Implications for Whistleblowers

Ziparo is a victory not just for railroad workers in the Second Circuit, but for whistleblowers across myriad industries throughout the country. After Murray underscored the statutory intent to ease SOX whistleblowers’ burdens, Ziparo expanded that reasoning to create a protective framework for whistleblowers in other industries with major implications for public safety. The Second Circuit’s application of Murray to the FRSA creates a roadmap for other circuits to follow in applying the rationale of Murray to parallel statutes regulating industries such as food production, health care, and energy, including:

  • Affordable Care Act, 29 U.S.C. § 218c
  • Anti-Money Laundering Act, 31 U.S.C. § 5323(g)
  • Consumer Financial Protection Act of 2010, 12 U.S.C. § 5567
  • Consumer Product Safety Improvement Act, 15 U.S.C. §2087
  • Criminal Antitrust Anti-Retaliation Act, 15 U.S.C. § 7a-3
  • Energy Reorganization Act, 42 U.S.C. § 5851
  • Moving Ahead for Progress in the 21st Century Act, 49 U.S.C. 30171
  • Pipeline Safety Improvement, 49 U.S.C. §60129
  • Food Safety Modernization Act, 21 U.S.C. § 399d
  • Surface Transportation Assistance Act, 49 U.S.C. §31105
  • Taxpayer First Act, 26 U.S.C. § 7623(d)
  • Wendell H. Ford Aviation Investment and Reform Act for the 21st Century, 49 U.S.C. § 42121

Following Ziparo, workers in industries regulated by these statutes can report safety concerns with significantly more confidence in their whistleblower protections.

Conclusion

The Second Circuit’s decision in Ziparo v. CSX Transportation highlights the broad impact of Murray v. UBS Securities in supporting whistleblowers by eliminating the retaliatory intent requirement for many whistleblower statutes, correctly applying the more protective contributing factor test Congress included in these laws.

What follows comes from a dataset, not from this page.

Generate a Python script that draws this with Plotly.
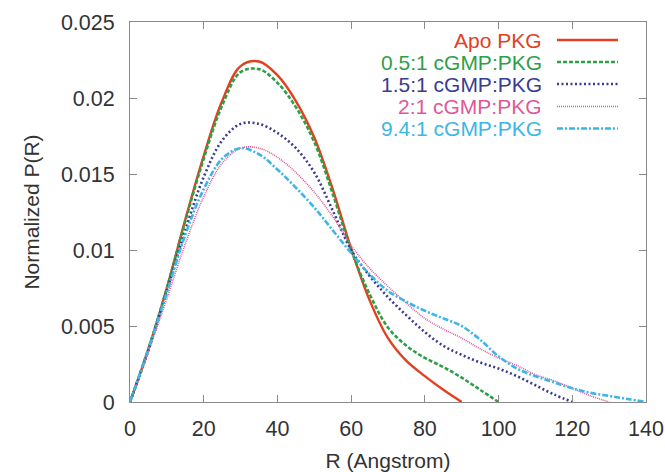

Ziparo’s test better reflects the reality facing whistleblowers: retaliation rarely shows up as an openly hostile vendetta. More often, it’s one factor among many that influences employment decisions. Eliminating the intent requirement allows whistleblowers like Ziparo to obtain redress for the harm they have suffered and to tell their stories to the public they sought to protect.